::: RECORDED INFORMATION :::

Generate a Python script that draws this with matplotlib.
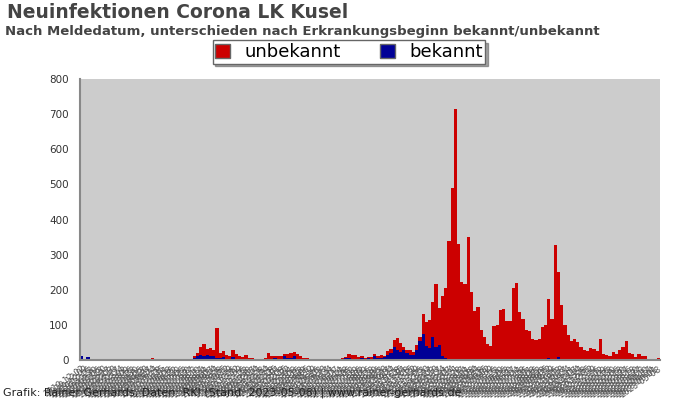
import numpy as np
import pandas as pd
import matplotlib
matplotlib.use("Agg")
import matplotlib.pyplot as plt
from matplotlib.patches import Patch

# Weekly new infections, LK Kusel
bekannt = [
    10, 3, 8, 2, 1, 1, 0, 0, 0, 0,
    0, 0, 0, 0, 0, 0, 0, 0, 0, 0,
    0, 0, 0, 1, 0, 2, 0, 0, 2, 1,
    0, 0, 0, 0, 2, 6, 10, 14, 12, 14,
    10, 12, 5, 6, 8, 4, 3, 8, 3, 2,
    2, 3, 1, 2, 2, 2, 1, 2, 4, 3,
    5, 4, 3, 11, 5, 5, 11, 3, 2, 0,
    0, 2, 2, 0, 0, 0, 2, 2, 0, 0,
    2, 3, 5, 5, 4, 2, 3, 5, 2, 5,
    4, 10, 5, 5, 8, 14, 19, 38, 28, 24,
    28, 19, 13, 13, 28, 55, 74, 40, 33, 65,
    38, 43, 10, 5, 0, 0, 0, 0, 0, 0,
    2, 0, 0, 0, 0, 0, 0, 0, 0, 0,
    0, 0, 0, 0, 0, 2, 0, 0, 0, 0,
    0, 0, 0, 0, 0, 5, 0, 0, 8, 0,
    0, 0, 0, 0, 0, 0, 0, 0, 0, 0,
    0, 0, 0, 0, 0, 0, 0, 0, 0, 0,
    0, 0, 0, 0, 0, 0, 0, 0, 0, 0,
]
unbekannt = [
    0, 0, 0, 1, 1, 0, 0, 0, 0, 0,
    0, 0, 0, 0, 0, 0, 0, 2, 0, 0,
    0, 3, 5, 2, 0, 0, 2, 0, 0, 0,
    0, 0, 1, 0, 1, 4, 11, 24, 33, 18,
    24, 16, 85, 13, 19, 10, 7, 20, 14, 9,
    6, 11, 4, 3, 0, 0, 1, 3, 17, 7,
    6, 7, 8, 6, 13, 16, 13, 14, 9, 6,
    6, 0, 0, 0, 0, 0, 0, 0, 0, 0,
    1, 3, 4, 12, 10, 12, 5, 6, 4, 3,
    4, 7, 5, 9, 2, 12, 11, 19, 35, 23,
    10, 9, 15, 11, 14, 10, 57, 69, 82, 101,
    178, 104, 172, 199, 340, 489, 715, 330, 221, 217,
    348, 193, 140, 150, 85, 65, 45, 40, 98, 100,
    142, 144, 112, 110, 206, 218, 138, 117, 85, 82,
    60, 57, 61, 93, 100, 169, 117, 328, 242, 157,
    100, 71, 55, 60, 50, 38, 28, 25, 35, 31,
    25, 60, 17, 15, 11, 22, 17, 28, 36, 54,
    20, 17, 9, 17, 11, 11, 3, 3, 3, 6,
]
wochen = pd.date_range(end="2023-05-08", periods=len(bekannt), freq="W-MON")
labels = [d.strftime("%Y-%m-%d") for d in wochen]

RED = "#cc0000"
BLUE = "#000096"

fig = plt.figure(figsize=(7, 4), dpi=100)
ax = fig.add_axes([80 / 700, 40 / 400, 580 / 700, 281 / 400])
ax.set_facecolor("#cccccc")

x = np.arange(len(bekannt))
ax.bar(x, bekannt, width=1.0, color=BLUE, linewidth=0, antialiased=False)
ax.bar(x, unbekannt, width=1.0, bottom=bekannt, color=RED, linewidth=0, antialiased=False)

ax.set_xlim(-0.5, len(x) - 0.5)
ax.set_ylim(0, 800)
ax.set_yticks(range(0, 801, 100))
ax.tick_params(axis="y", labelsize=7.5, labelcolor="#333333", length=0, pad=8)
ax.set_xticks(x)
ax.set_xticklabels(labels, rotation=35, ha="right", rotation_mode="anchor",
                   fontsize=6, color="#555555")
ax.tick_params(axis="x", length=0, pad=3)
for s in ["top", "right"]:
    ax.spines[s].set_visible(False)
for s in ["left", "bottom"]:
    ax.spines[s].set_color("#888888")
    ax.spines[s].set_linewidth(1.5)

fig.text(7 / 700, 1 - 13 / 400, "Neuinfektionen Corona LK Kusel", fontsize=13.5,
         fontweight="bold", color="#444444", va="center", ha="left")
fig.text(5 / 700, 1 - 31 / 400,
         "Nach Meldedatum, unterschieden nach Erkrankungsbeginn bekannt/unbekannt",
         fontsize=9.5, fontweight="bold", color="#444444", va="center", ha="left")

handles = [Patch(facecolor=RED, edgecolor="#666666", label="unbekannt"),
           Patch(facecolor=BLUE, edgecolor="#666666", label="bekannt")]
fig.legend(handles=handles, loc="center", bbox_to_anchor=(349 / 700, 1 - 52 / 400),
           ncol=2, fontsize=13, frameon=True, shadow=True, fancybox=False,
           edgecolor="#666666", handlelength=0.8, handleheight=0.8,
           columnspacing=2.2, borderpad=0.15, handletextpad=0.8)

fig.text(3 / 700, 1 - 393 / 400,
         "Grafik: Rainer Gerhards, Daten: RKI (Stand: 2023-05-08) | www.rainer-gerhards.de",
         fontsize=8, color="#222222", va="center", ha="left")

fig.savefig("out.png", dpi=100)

:::

§ WHAT IS EXPECTED:
Look at the listing and set down only the lines from its start through the line with "from matplotlib.patches import Patch", word for word and without pictures.

§ RESPONSE TO THE EXERCISE:
Generate a Python script that draws this with matplotlib.
import numpy as np
import pandas as pd
import matplotlib
matplotlib.use("Agg")
import matplotlib.pyplot as plt
from matplotlib.patches import Patch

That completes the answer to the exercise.